Goal → From the listing below, select every line where the word "page" appears.

Input records →
- - - -
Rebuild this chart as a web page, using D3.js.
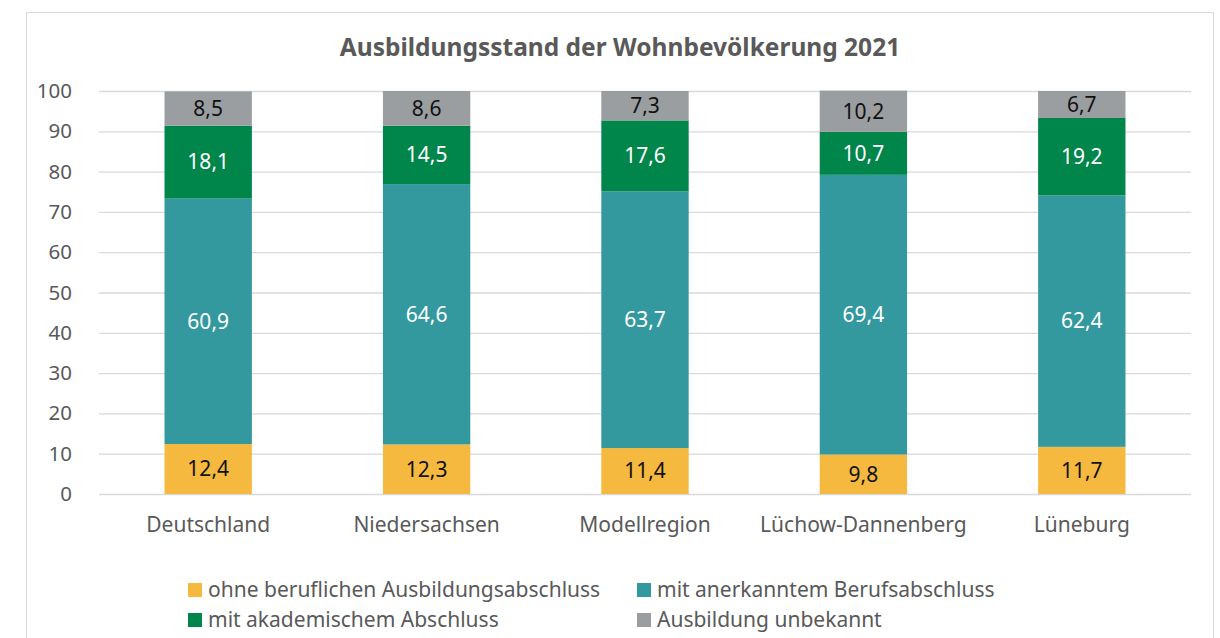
<!DOCTYPE html>
<html>
<head>
<meta charset="utf-8">
<script src="https://cdn.jsdelivr.net/npm/d3@7"></script>
<style>
  body { margin: 0; background: #fff; }
  svg { display: block; font-family: "Noto Sans", "Open Sans", sans-serif; }
</style>
</head>
<body>
<svg></svg>
<script>
const categories = ["Deutschland", "Niedersachsen", "Modellregion", "Lüchow-Dannenberg", "Lüneburg"];
const seriesNames = [
    "ohne beruflichen Ausbildungsabschluss",
    "mit anerkanntem Berufsabschluss",
    "mit akademischem Abschluss",
    "Ausbildung unbekannt"
];
const ohneAbschluss = [12.4, 12.3, 11.4, 9.8, 11.7];
const berufsabschluss = [60.9, 64.6, 63.7, 69.4, 62.4];
const akademisch = [18.1, 14.5, 17.6, 10.7, 19.2];
const unbekannt = [8.5, 8.6, 7.3, 10.2, 6.7];
const yTicks = [0, 10, 20, 30, 40, 50, 60, 70, 80, 90, 100];

const colors = ["#f4b93e", "#33999f", "#00854a", "#9a9ea1"];
const labelColors = ["#111", "#fff", "#fff", "#111"];

const svg = d3.select("svg")
    .attr("width", 1220)
    .attr("height", 638);

// chart frame
svg.append("rect")
    .attr("x", 26.5).attr("y", 12.5)
    .attr("width", 1187).attr("height", 640)
    .attr("fill", "none")
    .attr("stroke", "#d9d9d9");

const margin = { top: 91, left: 99 };
const width = 1092;
const height = 403;

const g = svg.append("g")
    .attr("transform", `translate(${margin.left},${margin.top})`);

svg.append("text")
    .attr("x", 620).attr("y", 56)
    .attr("text-anchor", "middle")
    .attr("font-size", 24.5).attr("font-weight", "bold")
    .attr("fill", "#595959")
    .text("Ausbildungsstand der Wohnbevölkerung 2021");

const data = categories.map((c, i) => ({
    cat: c,
    s0: ohneAbschluss[i], s1: berufsabschluss[i], s2: akademisch[i], s3: unbekannt[i]
}));
const keys = ["s0", "s1", "s2", "s3"];
const stacked = d3.stack().keys(keys)(data);

const x = d3.scaleBand()
    .domain(categories)
    .range([0, width])
    .paddingInner(0.6)
    .paddingOuter(0.3);

const y = d3.scaleLinear()
    .domain([0, 100])
    .range([height, 0]);

// gridlines
g.append("g")
    .selectAll("line")
    .data(yTicks)
    .enter()
    .append("line")
    .attr("x1", 0).attr("x2", width)
    .attr("y1", d => y(d) + 0.5).attr("y2", d => y(d) + 0.5)
    .attr("stroke", "#d9d9d9")
    .attr("stroke-width", 1.3);

const yAxis = g.append("g")
    .call(d3.axisLeft(y).tickValues(yTicks).tickSize(0).tickPadding(27));
yAxis.select(".domain").remove();
yAxis.selectAll("text")
    .attr("font-size", 20.5)
    .attr("font-family", "Noto Sans")
    .attr("fill", "#595959");

const xAxis = g.append("g")
    .attr("transform", `translate(0,${height})`)
    .call(d3.axisBottom(x).tickSize(0).tickPadding(23));
xAxis.select(".domain").remove();
xAxis.selectAll("text")
    .attr("font-size", 21)
    .attr("font-family", "Noto Sans")
    .attr("fill", "#595959");

const layers = g.selectAll(".layer")
    .data(stacked)
    .enter()
    .append("g")
    .attr("class", "layer")
    .attr("fill", (d, i) => colors[i]);

layers.selectAll("rect")
    .data(d => d)
    .enter()
    .append("rect")
    .attr("x", d => x(d.data.cat))
    .attr("y", d => y(d[1]))
    .attr("width", x.bandwidth())
    .attr("height", d => y(d[0]) - y(d[1]));

stacked.forEach((layer, i) => {
    g.append("g")
        .selectAll("text")
        .data(layer)
        .enter()
        .append("text")
        .attr("x", d => x(d.data.cat) + x.bandwidth() / 2)
        .attr("y", d => (y(d[0]) + y(d[1])) / 2)
        .attr("dy", "0.35em")
        .attr("text-anchor", "middle")
        .attr("font-size", 21)
        .attr("fill", labelColors[i])
        .text(d => d3.format(".1f")(d[1] - d[0]).replace(".", ","));
});

// legend
const legendPos = [[188, 590], [637, 590], [188, 620], [637, 620]];
const legend = svg.append("g");
seriesNames.forEach((name, s) => {
    const [lx, ly] = legendPos[s];
    legend.append("rect")
        .attr("x", lx).attr("y", ly - 7)
        .attr("width", 14).attr("height", 14)
        .attr("fill", colors[s]);
    legend.append("text")
        .attr("x", lx + 20).attr("y", ly)
        .attr("dy", "0.35em")
        .attr("font-size", 21)
        .attr("fill", "#595959")
        .text(name);
});
</script>
</body>
</html>
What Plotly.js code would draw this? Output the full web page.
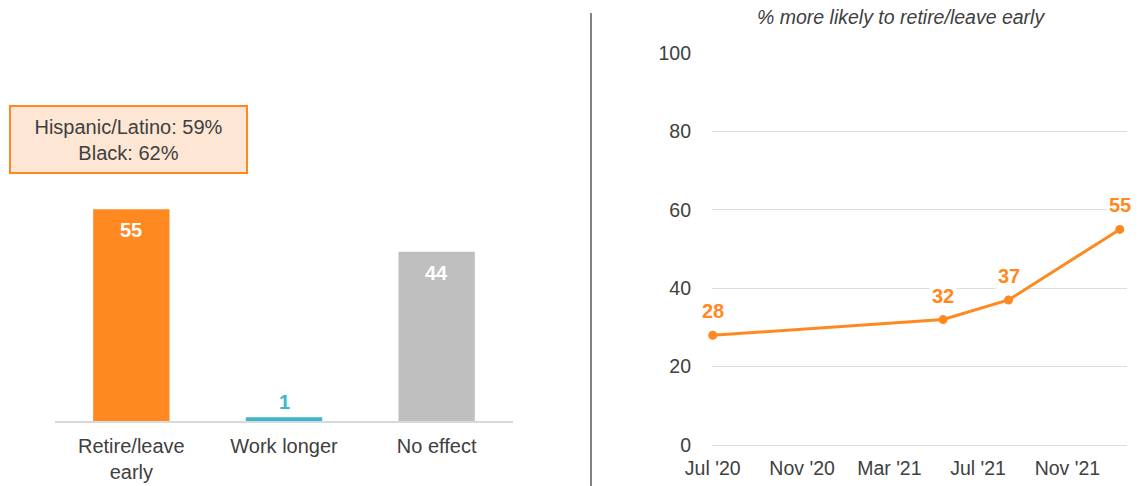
- - - -
Output below →
Rebuild this chart as a web page, using D3.js.
What Plotly.js code would draw this? Output the full web page.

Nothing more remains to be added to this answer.